Here's the thing: I doubt that the majority of women that "go for" relationships with abusive men were actually being abused during the early days of the relationship.

AKA I don't think the majority sets out consciously to be abused.

So, it doesn't matter whether you are an abuser or aren't - I won't want to date you on the basis of your assurance that you're not going to hit me. That's honestly kind of reductive. I should date someone specifically because they won't hit me, regardless of anything else? There are other factors too. I know you know that because you were married to a woman who turned out to be abusive, right?

Why I tolerated it: when it started, it made sense to me, because I believed I deserved it.

Not because I liked it.

My ex didn't show any abuse towards me until AFTER I told him a bit about my rapes.

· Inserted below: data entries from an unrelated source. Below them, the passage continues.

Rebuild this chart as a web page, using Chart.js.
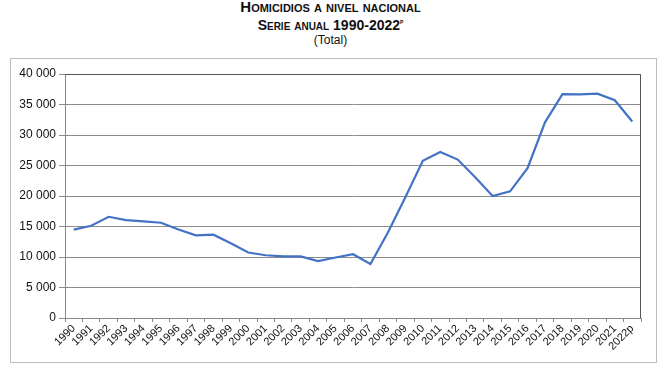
<!DOCTYPE html>
<html>
<head>
<meta charset="utf-8">
<script src="https://cdn.jsdelivr.net/npm/chart.js@4.4.0/dist/chart.umd.min.js"></script>
<style>
  body { margin: 0; background: #fff; width: 661px; height: 366px; overflow: hidden; font-family: "Liberation Sans", Arial, sans-serif; }
  #titulo { position: absolute; left: 0; top: 0; width: 661px; text-align: center; color: #111; }
  #titulo .l1 { font-weight: bold; font-variant: small-caps; font-size: 15px; line-height: 14px; }
  #titulo .l2 { font-weight: bold; font-variant: small-caps; font-size: 14px; line-height: 16px; }
  #titulo .l2 sup { font-size: 7px; }
  #titulo .l3 { font-size: 12px; line-height: 14px; }
  #marco { position: absolute; left: 10px; top: 58px; width: 645px; height: 303px; border: 1px solid #bdbdbd; }
  #grafica { display: block; }
</style>
</head>
<body>
<div id="titulo">
  <div class="l1">Homicidios a nivel nacional</div>
  <div class="l2">Serie anual 1990-2022<sup>p</sup></div>
  <div class="l3">(Total)</div>
</div>
<div id="marco"><canvas id="grafica" width="645" height="303"></canvas></div>
<script>
const anios = ['1990','1991','1992','1993','1994','1995','1996','1997','1998','1999','2000','2001','2002','2003','2004','2005','2006','2007','2008','2009','2010','2011','2012','2013','2014','2015','2016','2017','2018','2019','2020','2021','2022p'];
const homicidios = [14493,15125,16594,16050,15839,15612,14505,13552,13656,12249,10737,10285,10088,10087,9329,9921,10452,8867,14006,19803,25757,27213,25967,23063,20010,20762,24559,32079,36685,36661,36773,35700,32223];
const marcasY = [0,5000,10000,15000,20000,25000,30000,35000,40000];

function formatoMiles(v) {
    return String(v).replace(/\B(?=(\d{3})+(?!\d))/g, ' ');
}

// borde del área de trazado
const bordeArea = {
    id: 'bordeArea',
    afterDraw(chart) {
        const a = chart.chartArea;
        const ctx = chart.ctx;
        ctx.save();
        ctx.strokeStyle = '#555';
        ctx.lineWidth = 1;
        ctx.beginPath();
        ctx.moveTo(a.left, a.top + 0.5);
        ctx.lineTo(a.right - 0.5, a.top + 0.5);
        ctx.lineTo(a.right - 0.5, a.bottom);
        ctx.stroke();
        ctx.restore();
    }
};

const ctx = document.getElementById('grafica').getContext('2d');
const grafica = new Chart(ctx, {
    type: 'line',
    data: {
        labels: anios,
        datasets: [{
            label: 'Homicidios',
            data: homicidios,
            borderColor: '#4472C4',
            borderWidth: 2.2,
            pointRadius: 0,
            tension: 0,
            fill: false
        }]
    },
    options: {
        responsive: false,
        animation: false,
        layout: { padding: { top: 15, right: 15, left: 0, bottom: 0 } },
        plugins: {
            legend: { display: false },
            tooltip: { enabled: false }
        },
        scales: {
            x: {
                offset: true,
                grid: {
                    offset: true,
                    drawOnChartArea: false,
                    drawTicks: true,
                    tickLength: 4,
                    color: '#888'
                },
                border: { color: '#888', width: 1 },
                ticks: {
                    autoSkip: false,
                    maxRotation: 45,
                    minRotation: 45,
                    padding: 0,
                    color: '#111',
                    font: { family: 'Liberation Sans', size: 11 }
                },
                afterFit(scale) { scale.height = 44; }
            },
            y: {
                min: 0,
                max: 40000,
                afterBuildTicks(scale) { scale.ticks = marcasY.map(v => ({ value: v })); },
                grid: {
                    color: '#8c8c8c',
                    lineWidth: 1,
                    tickLength: 6
                },
                border: { color: '#888', width: 1 },
                ticks: {
                    padding: 3,
                    color: '#111',
                    font: { family: 'Liberation Sans', size: 12 },
                    callback: v => formatoMiles(v)
                },
                afterFit(scale) { scale.width = 54; }
            }
        }
    },
    plugins: [bordeArea]
});
</script>
</body>
</html>
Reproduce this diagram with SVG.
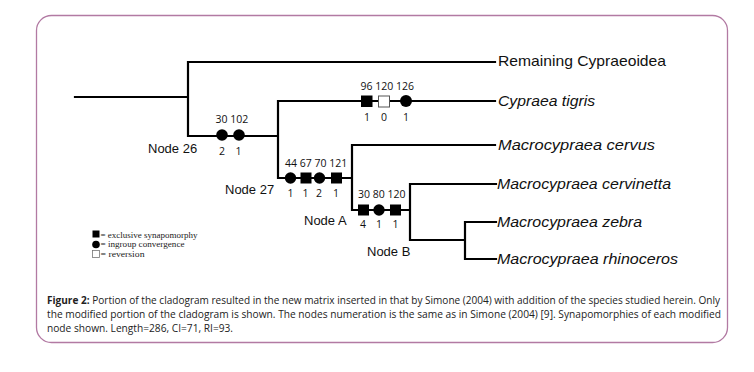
<svg xmlns="http://www.w3.org/2000/svg" width="754" height="372" viewBox="0 0 754 372">
<style>
.br{stroke:#000;stroke-width:2.2;fill:none;stroke-linecap:square}
.sq{fill:#000}
.osq{fill:#fff;stroke:#555;stroke-width:1}
.dot{fill:#000}
.num{font-family:"Open Sans",sans-serif;font-size:10.5px;fill:#111}
.node{font-family:"Liberation Sans",Arial,sans-serif;font-size:13px;fill:#111}
.tax{font-family:"Liberation Sans",Arial,sans-serif;font-size:14.5px;fill:#111}
.it{font-style:italic}
.leg{font-family:"Liberation Serif","Times New Roman",serif;font-size:8.5px;fill:#222}
.cap{font-family:"Open Sans",sans-serif;font-size:10.5px;fill:#222}
</style>
<rect x="36.5" y="15.5" width="691" height="327" rx="15" ry="15" fill="#fff" stroke="#b27aa3" stroke-width="1.3"/>
<g id="connectors">
<path class="br" d="M75 97 H188 M188 62 V136 M188 62 H495 M188 136 H278 M278 101 V178 M278 101 H495 M278 178 H352 M352 145 V210 M352 145 H495 M352 210 H410 M410 184 V240 M410 184 H496 M410 240 H465 M465 222 V259 M465 222 H496 M465 259 H496"/>
</g>
<g id="node26">
<circle class="dot" cx="222" cy="135" r="5.8"/>
<circle class="dot" cx="239" cy="135" r="5.8"/>
<text class="num" x="215.5" y="123">30 102</text>
<text class="num" x="219" y="155">2</text>
<text class="num" x="235.5" y="155">1</text>
<text class="node" x="148" y="153">Node 26</text>
</g>
<g id="tigris-marks">
<rect class="sq" x="361" y="95.5" width="11.5" height="11.5"/>
<rect class="osq" x="378.5" y="96" width="11" height="11"/>
<circle class="dot" cx="406" cy="101" r="6"/>
<text class="num" x="360.5" y="90">96 120 126</text>
<text class="num" x="364" y="121">1</text>
<text class="num" x="381" y="121">0</text>
<text class="num" x="403" y="121">1</text>
</g>
<g id="node27">
<circle class="dot" cx="290.5" cy="178" r="5.7"/>
<rect class="sq" x="300.5" y="172.5" width="11" height="11"/>
<circle class="dot" cx="319.5" cy="178" r="5.7"/>
<rect class="sq" x="331" y="172.5" width="11" height="11"/>
<text class="num" x="285" y="167">44 67 70 121</text>
<text class="num" x="287.5" y="197">1</text>
<text class="num" x="302.5" y="197">1</text>
<text class="num" x="316" y="197">2</text>
<text class="num" x="333" y="197">1</text>
<text class="node" x="225" y="194">Node 27</text>
</g>
<g id="nodeA">
<rect class="sq" x="358" y="204.5" width="11" height="11"/>
<circle class="dot" cx="379" cy="210" r="5.7"/>
<rect class="sq" x="390" y="204.5" width="11" height="11"/>
<text class="num" x="358" y="198">30 80 120</text>
<text class="num" x="360" y="228">4</text>
<text class="num" x="376" y="228">1</text>
<text class="num" x="392.5" y="228">1</text>
<text class="node" x="304" y="225">Node A</text>
</g>
<g id="nodeB">
<text class="node" x="367" y="256">Node B</text>
</g>
<g id="taxa" xml:space="preserve">
<text class="tax" x="498" y="66" textLength="168" lengthAdjust="spacingAndGlyphs">Remaining  Cypraeoidea</text>
<text class="tax it" x="498" y="106" textLength="97" lengthAdjust="spacingAndGlyphs">Cypraea tigris</text>
<text class="tax it" x="498" y="150" textLength="157" lengthAdjust="spacingAndGlyphs">Macrocypraea  cervus</text>
<text class="tax it" x="497" y="189" textLength="174" lengthAdjust="spacingAndGlyphs">Macrocypraea cervinetta</text>
<text class="tax it" x="497" y="227" textLength="145" lengthAdjust="spacingAndGlyphs">Macrocypraea zebra</text>
<text class="tax it" x="497" y="264" textLength="181" lengthAdjust="spacingAndGlyphs">Macrocypraea rhinoceros</text>
</g>
<g id="legend">
<rect class="sq" x="92.5" y="230.5" width="7" height="7"/>
<text class="leg" x="100.5" y="237.5" textLength="97" lengthAdjust="spacingAndGlyphs">= exclusive synapomorphy</text>
<circle class="dot" cx="96" cy="244.5" r="3.8"/>
<text class="leg" x="100.5" y="247" textLength="84" lengthAdjust="spacingAndGlyphs">= ingroup convergence</text>
<rect x="92.5" y="250.5" width="7" height="7" fill="#fff" stroke="#777" stroke-width="0.8"/>
<text class="leg" x="100.5" y="256.5" textLength="44" lengthAdjust="spacingAndGlyphs">= reversion</text>
</g>
<g id="caption">
<text class="cap" x="47" y="304" textLength="673" lengthAdjust="spacingAndGlyphs"><tspan font-weight="bold">Figure 2:</tspan> Portion of the cladogram resulted in the new matrix inserted in that by Simone (2004) with addition of the species studied herein. Only</text>
<text class="cap" x="47" y="318" textLength="674" lengthAdjust="spacingAndGlyphs">the modified portion of the cladogram is shown. The nodes numeration is the same as in Simone (2004) [9]. Synapomorphies of each modified</text>
<text class="cap" x="47" y="332" textLength="186" lengthAdjust="spacingAndGlyphs">node shown. Length=286, CI=71, RI=93.</text>
</g>
</svg>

I think that information gave him permission in his mind to become a sadist. But that was not the guy I had been with up til that point. There were no signs that he'd turn into what he did. Or if there were, I truly didnt see them then, and even in the 20/20 of hindsight, I don't see them.

Just my two cents.

EDIT TO ADD: I was also posting at the same time as some of the above; not trying to create a pile-on.